EXERCISE:
Take the lines from the one bearing "Give me the" to the one bearing "from matplotlib.patches import Patch", inclusive, and reproduce them exactly; include no other line.

SUPPLIED DATA:
——

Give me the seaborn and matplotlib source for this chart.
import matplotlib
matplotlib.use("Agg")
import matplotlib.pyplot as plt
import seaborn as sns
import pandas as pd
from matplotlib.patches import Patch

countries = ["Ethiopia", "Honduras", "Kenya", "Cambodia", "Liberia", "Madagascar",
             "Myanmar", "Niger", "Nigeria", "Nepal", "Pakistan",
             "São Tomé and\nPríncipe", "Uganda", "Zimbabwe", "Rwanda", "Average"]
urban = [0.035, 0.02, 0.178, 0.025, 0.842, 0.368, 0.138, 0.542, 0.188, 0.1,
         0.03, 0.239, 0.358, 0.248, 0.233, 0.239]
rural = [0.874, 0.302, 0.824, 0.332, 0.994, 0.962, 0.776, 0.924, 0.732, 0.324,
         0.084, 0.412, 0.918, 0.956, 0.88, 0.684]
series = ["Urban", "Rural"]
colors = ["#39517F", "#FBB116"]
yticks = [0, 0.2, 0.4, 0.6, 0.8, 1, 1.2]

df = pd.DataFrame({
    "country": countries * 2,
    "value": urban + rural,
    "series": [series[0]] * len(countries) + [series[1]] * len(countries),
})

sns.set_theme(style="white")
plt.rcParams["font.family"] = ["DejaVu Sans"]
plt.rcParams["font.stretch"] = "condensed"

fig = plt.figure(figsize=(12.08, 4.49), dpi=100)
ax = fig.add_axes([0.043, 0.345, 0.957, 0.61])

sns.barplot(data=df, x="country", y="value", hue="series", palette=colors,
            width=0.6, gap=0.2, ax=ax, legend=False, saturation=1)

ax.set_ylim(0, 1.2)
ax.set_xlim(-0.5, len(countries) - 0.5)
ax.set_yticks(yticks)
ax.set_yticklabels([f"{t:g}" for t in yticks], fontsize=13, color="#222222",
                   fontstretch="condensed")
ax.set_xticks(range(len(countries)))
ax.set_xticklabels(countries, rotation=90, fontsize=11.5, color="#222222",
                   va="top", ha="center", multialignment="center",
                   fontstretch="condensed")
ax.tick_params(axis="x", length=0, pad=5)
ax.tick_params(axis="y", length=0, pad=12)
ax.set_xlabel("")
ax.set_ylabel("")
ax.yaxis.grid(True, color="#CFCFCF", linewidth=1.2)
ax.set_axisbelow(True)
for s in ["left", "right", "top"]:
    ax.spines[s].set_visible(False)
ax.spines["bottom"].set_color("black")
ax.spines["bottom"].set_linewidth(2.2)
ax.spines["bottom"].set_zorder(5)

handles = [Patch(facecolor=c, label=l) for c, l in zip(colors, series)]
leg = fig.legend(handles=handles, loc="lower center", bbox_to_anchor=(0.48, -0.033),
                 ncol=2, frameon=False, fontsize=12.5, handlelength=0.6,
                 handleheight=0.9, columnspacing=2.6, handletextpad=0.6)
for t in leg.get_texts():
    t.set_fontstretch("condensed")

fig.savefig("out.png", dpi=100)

——

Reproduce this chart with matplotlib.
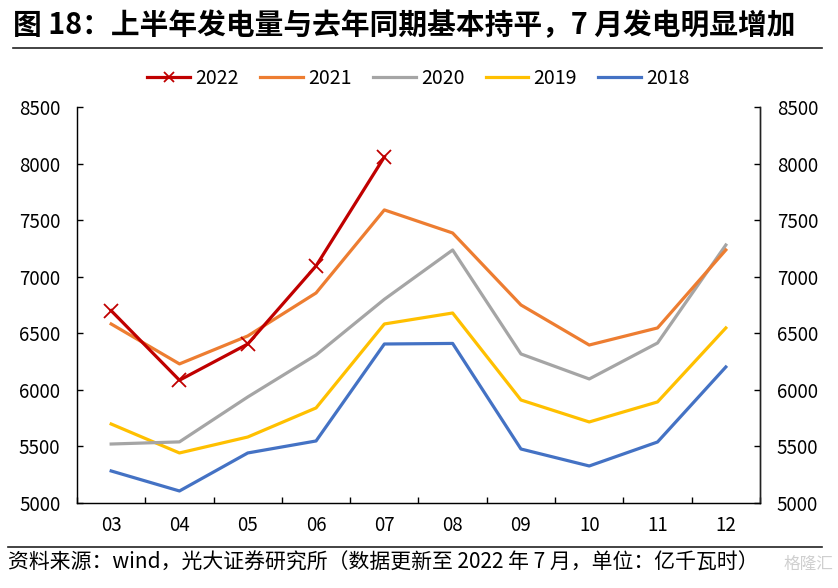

——

EXPECTED OUTPUT:
Give me the seaborn and matplotlib source for this chart.
import matplotlib
matplotlib.use("Agg")
import matplotlib.pyplot as plt
import seaborn as sns
import pandas as pd
from matplotlib.patches import Patch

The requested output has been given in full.